I Can See the Future

Trigger Warning: Conservatives will not like this blog

It’s true. I can see the future. In 1967 while in college I wrote a paper predicting the failure in Vietnam much as it would happen in 1975. In 1972 I predicted the failure of the Great Society programs of the Johnson administration. Five years before it happened I predicted the dissolution of the Soviet Union and I predicted the outcome of our wretched attempt in Afghanistan. It is, in fact, one of the reasons I decided to retire from the Agency at 57. I have made other less important predictions, as in ‘this will not have a happy ending,’that have come to fruition, but the point is that on the grand scale I can see the future and so can you.

That I can see the future isn’t because I’m a high functioning autistic ( although I have been diagnosed as such) and have some sort of mathematical algorithm forming mechanism hidden in my brain. The reason is simply that I have studied the past with an emphasis on the human condition and understand what is and what isn’t possible given certain sets of circumstances.

I often write about what will happen in my novels and short stories. Although it is sometimes difficult when aiming for a happy ending, I believe in having stories with happy endings. This is because there is so much tragedy and victimhood in today’s world. Everybody seems to be a victim, except for those who are successful. Then, unfortunately, schadenfreude happens and they become victims of the “if we can’t be happy, neither can you” mentality.

I’ve written a number of books and stories that, alas, very few people have read. In these books and stories, I discuss the human condition and what makes human nature more predictable than Mother Nature. As I mentioned, I predicted the outcome of the Vietnam War, not because I was clairvoyant, but because I had studied the history of how democracies come to be. There must be a stable middle class and a concept of individuals being empowered by a compact. Additionally, there must be a group of citizens willing to step forward and then away from the trappings of power. That is, corruption must be at a minimum, or at least under control. None of these things/conditions existed in Vietnam. In many cases, it was more backward than even Afghanistan, where almost every empire of the Anno Domini era had broken its swords on the rocks of the Hindu Kush mountains. It was easy to predict Afghanistan’s fate. Why should the experience of the U.S. be different from any of the other empires that tried to subdue the region? It wasn’t.

Johnson’s social programs were going to fail because Idealists built them from their own thoughts of how things should be. They never really considered the people (and their culture) for whom they were building the programs. They started with the premise that everyone shared the dream of having a productive job and being independent. That wasn’t the case. They had already established so many safety net programs that people didn’t have to work. Additionally, they penalized the working poor with these regulations driving males out of the household. It was easy to predict.

The Soviet Union was also an easy call. Communism as practiced in the USSR was both hypocritical and corrupt. The Soviet experience in Afghanistan drove wedges between those who had to fight and those of a protected class. When you looked at Soviet military equipment it was impressive on the outside but basic on the inside. So too was the Soviet culture. Afghanistan was the Soviet Union’s American Vietnam experience.

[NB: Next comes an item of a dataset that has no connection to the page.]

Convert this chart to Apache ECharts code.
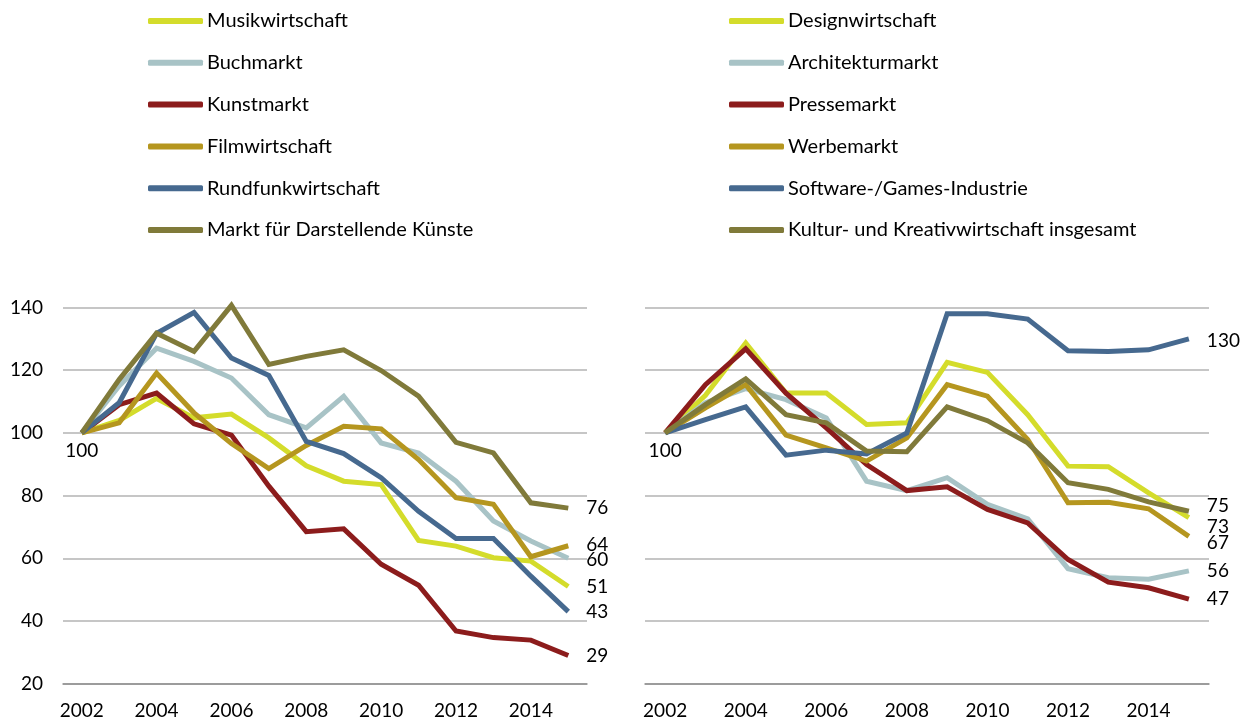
<!DOCTYPE html>
<html>
<head>
<meta charset="utf-8">
<script src="https://cdn.jsdelivr.net/npm/echarts@6/dist/echarts.min.js"></script>
<style>html,body{margin:0;padding:0;background:#fff;}#c{width:1248px;height:722px;}</style>
</head>
<body>
<div id="c"></div>
<script>
const years = ['2002','2003','2004','2005','2006','2007','2008','2009','2010','2011','2012','2013','2014','2015'];
const yTicks = [20, 40, 60, 80, 100, 120, 140];

// Left panel
const leftNames = ['Musikwirtschaft','Buchmarkt','Kunstmarkt','Filmwirtschaft','Rundfunkwirtschaft','Markt für Darstellende Künste'];
const musik    = [100,104,111,104.8,106,98.4,89.5,84.6,83.5,65.7,63.9,60.2,59.1,51];
const buch     = [100,115,127,122.8,117.5,105.8,101.6,111.7,96.8,93.6,84.6,71.9,65.5,60];
const kunst    = [100,109,112.7,102.9,99.3,83,68.5,69.4,58.1,51.4,36.8,34.7,33.9,29];
const film     = [100,103.2,119.1,106.4,96.6,88.6,96,102.1,101.3,91.5,79.3,77.2,60.5,64];
const rundfunk = [100,109.6,131.8,138.4,123.9,118.3,97.3,93.4,85.7,75,66.3,66.3,54.3,43];
const darst    = [100,117,131.8,126,140.7,121.8,124.4,126.5,119.9,111.7,97,93.6,77.7,76];

// Right panel
const rightNames = ['Designwirtschaft','Architekturmarkt','Pressemarkt','Werbemarkt','Software-/Games-Industrie','Kultur- und Kreativwirtschaft insgesamt'];
const design   = [100,112,128.7,112.7,112.7,102.7,103.2,122.5,119.3,105.8,89.4,89.2,80.9,73];
const archi    = [100,109.6,114.1,110.6,104.8,84.6,81.6,85.7,77.2,72.6,56.7,53.8,53.3,56];
const presse   = [100,115.4,126.8,112.7,101.6,89.9,81.6,82.8,75.6,71.3,59.6,52.4,50.6,47];
const werbe    = [100,108,115.4,99.3,95.2,91,98.4,115.4,111.7,97.9,77.7,77.9,75.8,67];
const software = [100,104.2,108.3,92.9,94.5,93.3,100,138,138,136.3,126.2,126,126.5,130];
const kkw      = [100,109,117.2,105.8,103.2,94.2,94,108.3,103.9,96.8,84.1,82,78,75];

const colors = ['#d4dc2b','#a8c3c6','#8c1c1c','#b5961f','#46698f','#807a3a'];
const FONT = 'Lato';

const leftData = [musik, buch, kunst, film, rundfunk, darst];
const rightData = [design, archi, presse, werbe, software, kkw];
const leftLabelOffsets = [[0,0],[0,2],[0,0],[0,-1],[0,0],[0,0]];
const rightLabelOffsets = [[0,9],[0,0],[0,0],[0,7],[0,2],[0,-5]];

function makeSeries(names, datas, idx, offsets) {
  return names.map((n, i) => ({
    name: n,
    type: 'line',
    xAxisIndex: idx,
    yAxisIndex: idx,
    clip: false,
    symbol: 'circle',
    symbolSize: 0,
    showSymbol: true,
    lineStyle: { width: 5, color: colors[i], join: 'miter', cap: 'butt' },
    itemStyle: { color: colors[i] },
    z: 2 + i,
    data: datas[i].map((v, j) => (i === 0 && j === 0) ? {
      value: v,
      label: { show: true, position: 'bottom', distance: 8, formatter: '100', color: '#000', fontFamily: FONT, fontSize: 19 }
    } : v),
    endLabel: {
      show: true,
      distance: 18,
      offset: offsets[i],
      formatter: p => String(Math.round(p.value)),
      color: '#000',
      fontFamily: FONT,
      fontSize: 19
    },
    emphasis: { disabled: true }
  }));
}

const legendCommon = {
  orient: 'vertical',
  icon: 'roundRect',
  padding: 0,
  itemWidth: 55,
  itemHeight: 6,
  itemGap: 21.8,
  textStyle: { fontFamily: FONT, fontSize: 20, color: '#000', lineHeight: 20, padding: [0,0,0,-1] },
  selectedMode: false
};

const xAxisCommon = {
  type: 'category',
  data: years,
  boundaryGap: true,
  axisTick: { show: false },
  axisLine: { show: true, lineStyle: { color: '#8f8f8f', width: 1.5 } },
  axisLabel: { interval: 1, color: '#000', fontFamily: FONT, fontSize: 19, margin: 18 }
};
const yAxisCommon = {
  type: 'value',
  min: yTicks[0],
  max: yTicks[yTicks.length - 1],
  interval: 20,
  axisLine: { show: false },
  axisTick: { show: false },
  splitLine: { show: true, lineStyle: { color: '#b3b3b3', width: 1.5 } }
};

const option = {
  animation: false,
  backgroundColor: '#fff',
  legend: [
    Object.assign({ left: 148, top: 11, data: leftNames }, legendCommon),
    Object.assign({ left: 729, top: 11, data: rightNames }, legendCommon)
  ],
  grid: [
    { left: 63, top: 307.5, width: 524, height: 376.2 },
    { left: 645, top: 307.5, width: 564, height: 376.2 }
  ],
  xAxis: [
    Object.assign({ gridIndex: 0 }, xAxisCommon),
    Object.assign({ gridIndex: 1 }, xAxisCommon)
  ],
  yAxis: [
    Object.assign({ gridIndex: 0, axisLabel: { show: true, color: '#000', fontFamily: FONT, fontSize: 19, margin: 20 } }, yAxisCommon),
    Object.assign({ gridIndex: 1, axisLabel: { show: false } }, yAxisCommon)
  ],
  series: makeSeries(leftNames, leftData, 0, leftLabelOffsets).concat(makeSeries(rightNames, rightData, 1, rightLabelOffsets))
};

const chart = echarts.init(document.getElementById('c'), null, { renderer: 'canvas' });
chart.setOption(option);
</script>
</body>
</html>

I have written, but no one has read. I have cried into the void as if shouting into the winds of a hurricane. But I am not the only one who can predict such things. Many others more astute at observation of the human condition and how humans interact have reached into history to make predictions about the future. And then there are the soothsayers, the gods made Cassandra mad, they sent a sea serpent to devour Laocoon, John the Baptist was beheaded. We don’t know what happened to Shakespeare’s soothsayer who warned Caesar about the Ides of March but I’ll bet the conspirators probably had him taken out as well.

And now the prediction. As much as I would like to be wrong I’m not. The Collectivists are going to win. I wrote this in one of my unread novels “They’ve Crossed the Rubicon” which is being serialized on Kindle Vella. Just the sheer weight of the population will eventually force nationalized resource management and once that happens the boundaries of states will fall and one size will fit all. We’ll no longer be the United States of America. We’ll just be America. So, you see there is a strategy behind the open borders policy. We’re already running out of ground water and there is an epic housing shortage. There is a nation wide surge in criminal activity and a drug crisis with the north of Mexico in the hands of ISIS like groups.

More and more people, less water, fewer housing units, more crime, and the list goes on. It will take a completely authoritarian government to control the situation and you will become a member of the collective. There are other reasons but I’ve gone on long enough in this blog.